Some Texans truly enjoy a good execution. I just don't get it at all.
0 Replies
 
izzythepush
 
  3  
Reply Fri 21 Jan, 2022 10:49 am
I despised Dubya and had Trump not been elected he would have remained the worst president in living memory.

He was a terrible president, the fact that Trump was catastrophic does not change that.
edgarblythe
 
  1  
Reply Fri 21 Jan, 2022 10:55 am
@izzythepush,
That's all I was saying in my own roundabout way.
0 Replies
 
edgarblythe
 
  0  
Reply Sat 22 Jan, 2022 12:00 am
All the war talk about Russia. I bet if Biden made an agreement to not put American/Nato bases any closer to Russia the furor would die down.
hightor
 
  2  
Reply Sat 22 Jan, 2022 05:03 am
@edgarblythe,
Biden can't unilaterally change NATO policies.
bobsal u1553115
 
  2  
Reply Sat 22 Jan, 2022 07:39 am
@hightor,
Officially.
0 Replies
 
edgarblythe
 
  1  
Reply Sat 22 Jan, 2022 08:34 am
@hightor,
Oh yeah. I forgot. Democrat presidents are hands tied.
izzythepush
 
  1  
Reply Sat 22 Jan, 2022 09:44 am
@edgarblythe,
NATO is not an all American affair.

No American president, Democrat or Republican, should be able to make unilateral decisions for the rest of us.
bobsal u1553115
 
  3  
Reply Sat 22 Jan, 2022 09:50 am
@izzythepush,
The tail wags the dog as long as the biggest part of defending Europe comes out of the pocket of American taxpayers and stationing American servicemen and service women.

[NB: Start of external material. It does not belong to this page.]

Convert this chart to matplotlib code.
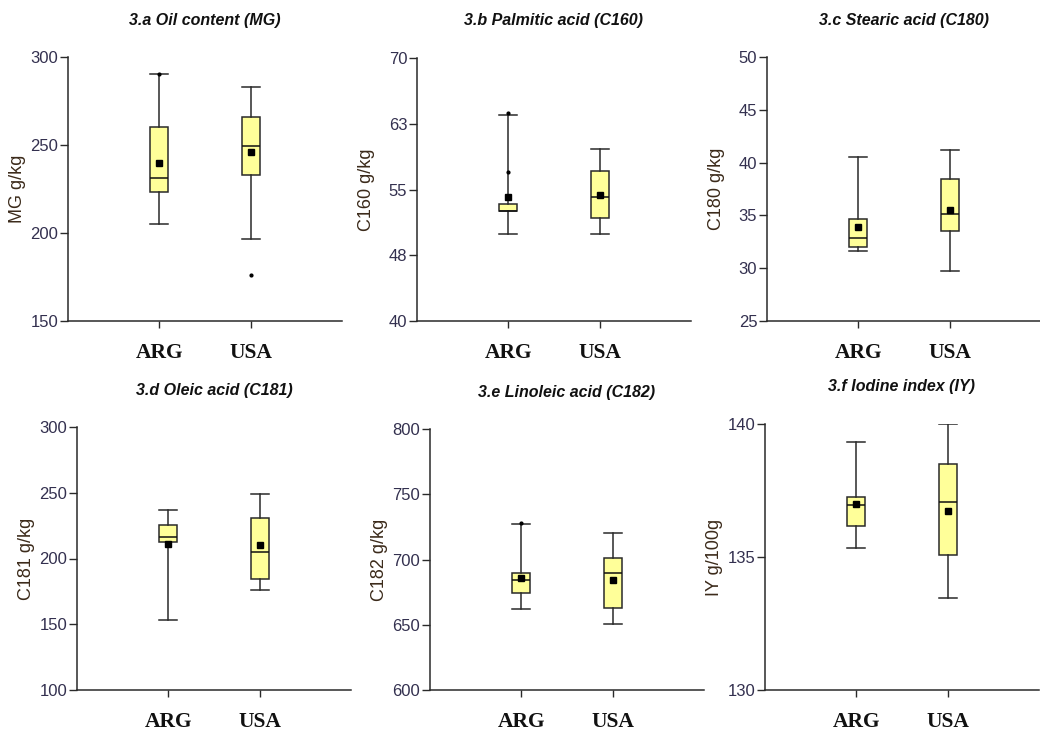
import matplotlib
matplotlib.use("Agg")
import matplotlib.pyplot as plt

groups = ["ARG", "USA"]

titles = ["3.a Oil content (MG)", "3.b Palmitic acid (C160)", "3.c Stearic acid (C180)",
          "3.d Oleic acid (C181)", "3.e Linoleic acid (C182)", "3.f Iodine index (IY)"]
ylabels = ["MG g/kg", "C160 g/kg", "C180 g/kg", "C181 g/kg", "C182 g/kg", "IY g/100g"]
ylims = [(150, 300), (40, 70), (25, 50), (100, 300), (600, 800), (130, 140)]
yticks = [[150, 200, 250, 300], [40, 47.5, 55, 62.5, 70], [25, 30, 35, 40, 45, 50],
          [100, 150, 200, 250, 300], [600, 650, 700, 750, 800], [130, 135, 140]]
yticklabels = [["150", "200", "250", "300"], ["40", "48", "55", "63", "70"],
               ["25", "30", "35", "40", "45", "50"], ["100", "150", "200", "250", "300"],
               ["600", "650", "700", "750", "800"], ["130", "135", "140"]]

# box statistics per panel, [ARG, USA]
whislo = [[205.1, 196.6], [49.9, 49.9], [31.6, 29.7], [153.3, 176.4], [662.3, 650.6], [135.32, 133.45]]
q1 = [[223.3, 232.8], [52.5, 51.8], [32.05, 33.5], [212.4, 184.3], [674.0, 663.0], [136.18, 135.07]]
med = [[231.3, 249.4], [52.6, 54.2], [32.87, 35.17], [216.2, 205.3], [684.6, 689.5], [136.97, 137.06]]
q3 = [[260.2, 266.0], [53.4, 57.1], [34.7, 38.4], [225.4, 230.5], [689.5, 700.9], [137.27, 138.51]]
whishi = [[290.5, 283.0], [63.55, 59.6], [40.55, 41.2], [236.8, 249.2], [727.1, 720.0], [139.34, 140.0]]
means = [[239.6, 246.0], [54.1, 54.35], [33.94, 35.55], [211.4, 209.9], [685.9, 684.1], [137.0, 136.73]]
fliers = [[[290.6], [176.1]], [[63.7, 57.0], []], [[], []],
          [[], []], [[728.0], []], [[], []]]

fig = plt.figure(figsize=(10.4, 7.31), dpi=100)

# axes rectangles in pixels: left, top, right, bottom
W, H = 1040.0, 731.0
rects = [(68, 57, 342, 321), (417, 58, 691, 321), (767, 57, 1041, 321),
         (77, 427, 351, 690), (430, 429, 704, 690), (765, 424, 1039, 690)]

tick_col = "#33304f"
line_col = "#2a2a2a"
sans = "Liberation Sans"

for i in range(6):
    l, t, r, b = rects[i]
    ax = fig.add_axes([l / W, 1 - b / H, (r - l) / W, (b - t) / H])
    stats = []
    for j in range(2):
        stats.append(dict(label=groups[j], whislo=whislo[i][j], q1=q1[i][j], med=med[i][j],
                          q3=q3[i][j], whishi=whishi[i][j], mean=means[i][j], fliers=fliers[i][j]))
    ax.bxp(stats, positions=[1, 2], widths=0.2, capwidths=0.2, patch_artist=True,
           showmeans=True, showfliers=True,
           boxprops=dict(facecolor="#ffff99", edgecolor=line_col, linewidth=1.1),
           medianprops=dict(color="#111111", linewidth=1.1),
           whiskerprops=dict(color=line_col, linewidth=1.1),
           capprops=dict(color=line_col, linewidth=1.1),
           meanprops=dict(marker="s", markerfacecolor="black", markeredgecolor="black", markersize=4.5),
           flierprops=dict(marker="o", markerfacecolor="black", markeredgecolor="black", markersize=2))
    ax.set_xlim(0, 3)
    ax.set_ylim(*ylims[i])
    ax.set_yticks(yticks[i])
    ax.set_yticklabels(yticklabels[i], fontsize=12, color=tick_col, family=sans)
    ax.set_xticks([1, 2])
    ax.set_xticklabels(groups, fontsize=15.5, fontweight="bold", family="Liberation Serif", color="#111111")
    ax.tick_params(axis="x", direction="out", length=5, width=1, color=line_col, pad=11)
    ax.tick_params(axis="y", direction="out", length=6, width=1, color=line_col, pad=1)
    for s in ["top", "right"]:
        ax.spines[s].set_visible(False)
    for s in ["left", "bottom"]:
        ax.spines[s].set_color(line_col)
        ax.spines[s].set_linewidth(1.1)
    ax.set_ylabel(ylabels[i], fontsize=13, color="#3b2a1a", family=sans)
    ax.yaxis.set_label_coords(-0.155, 0.5)
    ax.text(0.5, 1 + 37.0 / (b - t), titles[i], transform=ax.transAxes, ha="center", va="center",
            fontsize=11.5, fontweight="bold", fontstyle="italic", color="#111111", family=sans)

fig.savefig("out.png", dpi=100)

It may not be right or what is official public policy, but it is the truth.
izzythepush
 
  0  
Reply Sat 22 Jan, 2022 09:56 am
@bobsal u1553115,
The American service men and women stationed over here can all go back home. That should save a few Bob.
edgarblythe
 
  2  
Reply Sat 22 Jan, 2022 10:03 am
@izzythepush,
I know that a US president has lots of sway with Nato, including hefty purse strings. Never meant to imply he was the boss.
0 Replies
 
hightor
 
  1  
Reply Sat 22 Jan, 2022 10:12 am
@bobsal u1553115,
I know what you mean, but the money allocated to NATO is simply proportional to the size of each country's individual economy and the USA can be outvoted, if not completely ignored. The idea that the US President can simply dictate policy to its allies is no longer acceptable. It's really more important to preserve the alliance. Some people can't seem to grasp that our presidents are not all-powerful – domestically or internationally.
edgarblythe
 
  1  
Reply Sat 22 Jan, 2022 10:44 am
One could only hope.
https://www.latimes.com/opinion/story/2021-12-30/ukraine-russia-withdraw-troops-avoid-war
There’s a third solution, albeit one that would require big concessions by Ukraine and Russia.

The 1995 Study on NATO Enlargement, which specified the terms for admitting new members, states that they should first resolve “ethnic disputes or external territorial disputes” involving them. This provision, while not phrased as a precondition, could nevertheless be invoked to defer Ukraine’s entry into the alliance indefinitely — but without shutting the door forever.

In exchange, Russia would acknowledge Ukraine’s inherent right of self-defense, per the United Nations Charter, including the freedom to acquire arms and receive military training from countries of its choosing. Ukraine would reciprocate by pledging not to permit Western military bases in its territory — Russia has denounced the U.S.-financed expansion of the Ukrainian Black Sea ports of Ochakiv and Mykolaiv to accommodate American warships — and to extend that ban to NATO members’ military aircraft and cruise or ballistic missiles. In return, Russia would agree to a demilitarized zone along its side of the Ukrainian border.

This formula doesn’t amount to a comprehensive settlement of the Russia-Ukraine dispute, but it could give each side something to tout as success while tamping down the immediate crisis.

Rajan Menon is a professor of international relations at City College of New York, director of the grand strategy program at Defense Priorities, and a senior research scholar at the Saltzman Institute of War and Peace Studies at Columbia University.
0 Replies
 
bobsal u1553115
 
  2  
Reply Sat 22 Jan, 2022 07:24 pm
@izzythepush,
I don't disagree.
0 Replies
 
bobsal u1553115
 
  2  
Reply Sat 22 Jan, 2022 07:27 pm
@hightor,
We outspend the next seven nations put together, after having decades of outspending ten.